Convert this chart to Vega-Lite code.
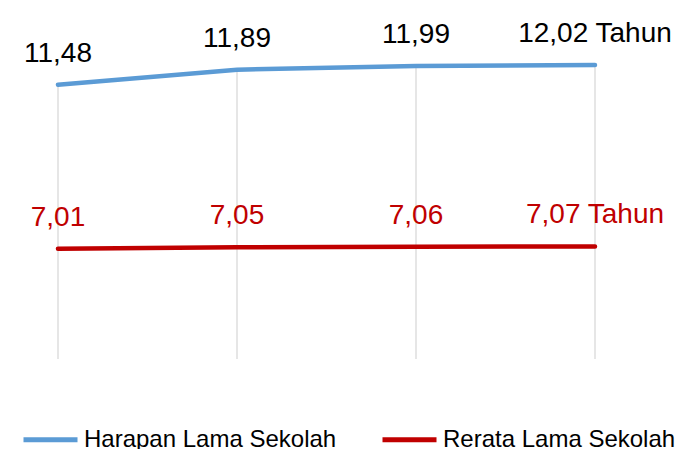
{
  "$schema": "https://vega.github.io/schema/vega-lite/v6.json",
  "width": 537,
  "height": 330,
  "autosize": {"type": "none"},
  "padding": {"left": 58, "top": 29, "right": 81, "bottom": 90},
  "config": {"view": {"stroke": null}, "font": "Liberation Sans"},
  "data": {
    "values": [
      {"periode": "2017", "indikator": "Harapan Lama Sekolah", "nilai": 11.48, "label": "11,48"},
      {"periode": "2018", "indikator": "Harapan Lama Sekolah", "nilai": 11.89, "label": "11,89"},
      {"periode": "2019", "indikator": "Harapan Lama Sekolah", "nilai": 11.99, "label": "11,99"},
      {"periode": "2020", "indikator": "Harapan Lama Sekolah", "nilai": 12.02, "label": "12,02 Tahun"},
      {"periode": "2017", "indikator": "Rerata Lama Sekolah", "nilai": 7.01, "label": "7,01"},
      {"periode": "2018", "indikator": "Rerata Lama Sekolah", "nilai": 7.05, "label": "7,05"},
      {"periode": "2019", "indikator": "Rerata Lama Sekolah", "nilai": 7.06, "label": "7,06"},
      {"periode": "2020", "indikator": "Rerata Lama Sekolah", "nilai": 7.07, "label": "7,07 Tahun"}
    ]
  },
  "encoding": {
    "x": {"field": "periode", "type": "ordinal", "scale": {"type": "point", "padding": 0}, "axis": null},
    "y": {"field": "nilai", "type": "quantitative", "scale": {"domain": [4, 13], "zero": false, "nice": false}, "axis": null}
  },
  "layer": [
    {
      "transform": [{"filter": "datum.indikator === 'Harapan Lama Sekolah'"}],
      "mark": {"type": "rule", "color": "#D9D9D9", "strokeWidth": 1.3},
      "encoding": {"y2": {"datum": 4}}
    },
    {
      "mark": {"type": "line", "strokeWidth": 4.5, "strokeCap": "round"},
      "encoding": {
        "color": {
          "field": "indikator",
          "type": "nominal",
          "scale": {"domain": ["Harapan Lama Sekolah", "Rerata Lama Sekolah"], "range": ["#5B9BD5", "#C00000"]},
          "legend": {
            "orient": "none",
            "legendX": -37,
            "legendY": 381,
            "direction": "horizontal",
            "title": null,
            "symbolType": "stroke",
            "symbolSize": 2916,
            "symbolStrokeWidth": 5,
            "labelFontSize": 24,
            "labelOffset": 4,
            "columnPadding": 35,
            "labelColor": "#000000",
            "labelLimit": 400
          }
        }
      }
    },
    {
      "mark": {"type": "text", "fontSize": 28, "dy": -23, "baseline": "alphabetic", "align": "center"},
      "encoding": {
        "text": {"field": "label"},
        "fill": {
          "field": "indikator",
          "type": "nominal",
          "scale": {"domain": ["Harapan Lama Sekolah", "Rerata Lama Sekolah"], "range": ["#000000", "#C00000"]},
          "legend": null
        }
      }
    }
  ]
}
============
**WORK TO COMPLETE:**
Write out the listing above exactly as it stands, pictures excluded.

**THE ANSWER:**
Convert this chart to Vega-Lite code.
{
  "$schema": "https://vega.github.io/schema/vega-lite/v6.json",
  "width": 537,
  "height": 330,
  "autosize": {"type": "none"},
  "padding": {"left": 58, "top": 29, "right": 81, "bottom": 90},
  "config": {"view": {"stroke": null}, "font": "Liberation Sans"},
  "data": {
    "values": [
      {"periode": "2017", "indikator": "Harapan Lama Sekolah", "nilai": 11.48, "label": "11,48"},
      {"periode": "2018", "indikator": "Harapan Lama Sekolah", "nilai": 11.89, "label": "11,89"},
      {"periode": "2019", "indikator": "Harapan Lama Sekolah", "nilai": 11.99, "label": "11,99"},
      {"periode": "2020", "indikator": "Harapan Lama Sekolah", "nilai": 12.02, "label": "12,02 Tahun"},
      {"periode": "2017", "indikator": "Rerata Lama Sekolah", "nilai": 7.01, "label": "7,01"},
      {"periode": "2018", "indikator": "Rerata Lama Sekolah", "nilai": 7.05, "label": "7,05"},
      {"periode": "2019", "indikator": "Rerata Lama Sekolah", "nilai": 7.06, "label": "7,06"},
      {"periode": "2020", "indikator": "Rerata Lama Sekolah", "nilai": 7.07, "label": "7,07 Tahun"}
    ]
  },
  "encoding": {
    "x": {"field": "periode", "type": "ordinal", "scale": {"type": "point", "padding": 0}, "axis": null},
    "y": {"field": "nilai", "type": "quantitative", "scale": {"domain": [4, 13], "zero": false, "nice": false}, "axis": null}
  },
  "layer": [
    {
      "transform": [{"filter": "datum.indikator === 'Harapan Lama Sekolah'"}],
      "mark": {"type": "rule", "color": "#D9D9D9", "strokeWidth": 1.3},
      "encoding": {"y2": {"datum": 4}}
    },
    {
      "mark": {"type": "line", "strokeWidth": 4.5, "strokeCap": "round"},
      "encoding": {
        "color": {
          "field": "indikator",
          "type": "nominal",
          "scale": {"domain": ["Harapan Lama Sekolah", "Rerata Lama Sekolah"], "range": ["#5B9BD5", "#C00000"]},
          "legend": {
            "orient": "none",
            "legendX": -37,
            "legendY": 381,
            "direction": "horizontal",
            "title": null,
            "symbolType": "stroke",
            "symbolSize": 2916,
            "symbolStrokeWidth": 5,
            "labelFontSize": 24,
            "labelOffset": 4,
            "columnPadding": 35,
            "labelColor": "#000000",
            "labelLimit": 400
          }
        }
      }
    },
    {
      "mark": {"type": "text", "fontSize": 28, "dy": -23, "baseline": "alphabetic", "align": "center"},
      "encoding": {
        "text": {"field": "label"},
        "fill": {
          "field": "indikator",
          "type": "nominal",
          "scale": {"domain": ["Harapan Lama Sekolah", "Rerata Lama Sekolah"], "range": ["#000000", "#C00000"]},
          "legend": null
        }
      }
    }
  ]
}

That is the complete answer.